His finest hour was his first start for us in last season’s trip to Stamford Bridge where he was granted cult status. “We’re on the pitch if Irving scores” was one of the more memorable chants with a wayward effort from Cole Palmer bringing forth the information that the England international was, in fact, little more than a “poor” Andy Irving” – if you see what I mean.
On the injury front, Paqueta’s “back injury” has, to the surprise of absolutely nobody, turned out to be as honest as a PGMOL press release, and he may well have already left the club by the time this goes out. Which just leaves Fabianski out with a real back injury.
So we move on to the subject of the prediction. This may defy all logic but I have an odd feeling that we can get something out of this game. This will be tempered by the fact that Anthony Taylor is the man in the middle, a self-important official who sees his role as protecting the top six at all costs.
However, a draw might not be out of the question if whoever is on VAR can be persuaded to rein in some of Taylor’s more questionable antics. A long shot I know but what the heck. So with that all in mind, the £2.50 that I was going to sell to myself in order to comply with my bank’s overdraft rules will instead be going on a draw. Make it 1-1 Mr Winstone, if you will!
Enjoy the game!
When last we met at the Money Laundry: Lost 2-1 (Premier League February 2025)
We went 1-0 up before the interval through a Bowen goal, a fine finish coming after he had latched on to a wayward ball. Enter Stuart Atwell who ignored a foul on Bowen and two offsides that were palpably interfering with play to give Chelsea an ill-deserved equaliser. Their winner came off a touchline-bound shot that took a wiked deflection off Wan-Bissaka whilst Kudus missed a number of good chances to give us the point that Atwell had decided we shouldn’t have.
Referee: Anthony Taylor
The worst sort of referee – one who will give controversial decisions for the sake of it so he can see his name in the papers. Will always favour a top 5 and Tottenham side over anyone outside that corrupt little clique.
Danger Man: Joao Pedro
Top scorer so he gets the plaudits this weekend.
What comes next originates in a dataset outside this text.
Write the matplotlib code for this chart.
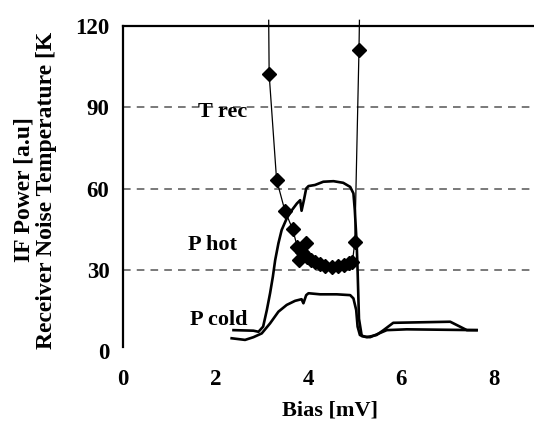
import matplotlib

matplotlib.use("Agg")
import matplotlib.pyplot as plt

# receiver noise temperature (diamonds) vs bias
trec_bias = [3.15, 3.31, 3.49, 3.66, 3.76, 3.80, 3.85, 3.95, 3.96, 4.05, 4.14,
             4.25, 4.36, 4.50, 4.64, 4.77, 4.88, 4.95, 5.00, 5.09]
trec_val = [102.1, 63.3, 51.8, 44.9, 38.3, 33.6, 36.7, 39.8, 34.8, 33.6, 33.0,
            32.2, 31.4, 31.2, 31.4, 31.8, 32.6, 33.0, 40.4, 111.0]
# the measured curve runs off the top of the plot on both sides
trec_end_bias = [3.14, 5.10]
trec_end_val = [122.0, 122.0]

# IF output power, hot load
hot_bias = [2.38, 2.81, 2.92, 3.02, 3.10, 3.17, 3.23, 3.28, 3.35, 3.42, 3.53,
            3.64, 3.75, 3.82, 3.85, 3.90, 3.95, 4.00, 4.14, 4.32, 4.54, 4.75,
            4.90, 4.97, 5.00, 5.04, 5.06, 5.09, 5.15, 5.26, 5.47, 5.62, 5.83,
            7.06, 7.27, 7.42, 7.63]
hot_val = [7.8, 7.6, 7.2, 9.1, 15.2, 21.4, 27.5, 33.6, 39.8, 44.7, 49.0,
           52.0, 54.5, 55.7, 51.8, 55.7, 60.0, 60.9, 61.3, 62.5, 62.7, 62.1,
           60.6, 58.2, 52.0, 39.8, 29.9, 12.0, 5.6, 5.2, 6.0, 7.8, 10.5,
           10.9, 9.1, 7.8, 7.8]

# IF output power, cold load
cold_bias = [2.34, 2.63, 2.81, 2.99, 3.17, 3.35, 3.53, 3.71, 3.85, 3.89, 3.95,
             4.00, 4.25, 4.61, 4.90, 4.97, 5.03, 5.06, 5.11, 5.22, 5.33, 5.69,
             6.12, 7.63]
cold_val = [4.8, 4.2, 5.2, 6.6, 10.3, 14.6, 17.1, 18.6, 19.2, 17.7, 20.7,
            21.4, 21.0, 21.0, 20.7, 19.5, 15.2, 9.1, 6.0, 5.4, 5.2, 7.8,
            8.1, 7.8]

grid_levels = [30, 60, 90]
y_ticks = [0, 30, 60, 90, 120]
x_ticks = [0, 2, 4, 6, 8]

plt.rcParams["font.family"] = ["Liberation Serif", "DejaVu Serif"]
plt.rcParams["font.weight"] = "bold"

fig = plt.figure(figsize=(5.34, 4.23), dpi=100)
ax = fig.add_axes([0.2309, 0.1695, 0.7691, 0.7697])

for lvl in grid_levels:
    ax.axhline(lvl, color="#555555", lw=1.1, dashes=(5, 4), zorder=1)

ax.plot(trec_bias, trec_val, color="black", lw=0.9, marker="D", ms=6.8,
        zorder=3)
ax.plot([trec_end_bias[0], trec_bias[0]], [trec_end_val[0], trec_val[0]],
        color="black", lw=0.9, clip_on=False, zorder=3)
ax.plot([trec_bias[-1], trec_end_bias[1]], [trec_val[-1], trec_end_val[1]],
        color="black", lw=0.9, clip_on=False, zorder=3)
ax.plot(hot_bias, hot_val, color="black", lw=1.9, zorder=2)
ax.plot(cold_bias, cold_val, color="black", lw=1.9, zorder=2)

ax.text(1.61, 88.3, "T rec", fontsize=16, fontweight="bold", va="center")
ax.text(1.40, 39.2, "P hot", fontsize=16, fontweight="bold", va="center")
ax.text(1.44, 11.5, "P cold", fontsize=16, fontweight="bold", va="center")

ax.set_xlim(0, 8.87)
ax.set_ylim(0, 120)
ax.set_xticks(x_ticks)
ax.set_yticks(y_ticks)
ax.tick_params(length=0, labelsize=16.5)
ax.tick_params(axis="y", pad=10)
ax.tick_params(axis="x", pad=13)
for lab in ax.get_xticklabels() + ax.get_yticklabels():
    lab.set_fontweight("bold")

ax.spines["right"].set_visible(False)
ax.spines["bottom"].set_visible(False)
ax.spines["top"].set_linewidth(1.6)
ax.spines["left"].set_linewidth(1.6)
ax.spines["left"].set_bounds(1.5, 120)

fig.text(0.618, 0.005, "Bias [mV]", ha="center", va="bottom", fontsize=16,
         fontweight="bold")
# the printed axis title stops at "[K" with no closing bracket
fig.text(0.066, 0.551, "IF Power [a.u]\nReceiver Noise Temperature [K",
         rotation=90, ha="center", va="center", fontsize=17,
         fontweight="bold", linespacing=1.08, multialignment="center")

fig.savefig("out.png", dpi=100)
Percy and Daisy’s Amazing Chelsea Fact Of The Week Type Thing
I did want to print the story of how Ken Bates once told me in no uncertain term to, ahem, go away, when I encountered him in an official capacity many years ago but unfortunately the details are (genuinely) still covered by the Official Secrets Act.
So instead I will retell the tale of how a few of my Geordie mates, after a few sherberts decided to wind up the Guardian’s “notes and queries” column. They wrote a letter to the Guardian to enquire as to whether anyone remembered panther racing taking place at Stamford Bridge. Even the fact that one of the replies came from “Jack Carter” rang no alarm bells at all with the gullible journos.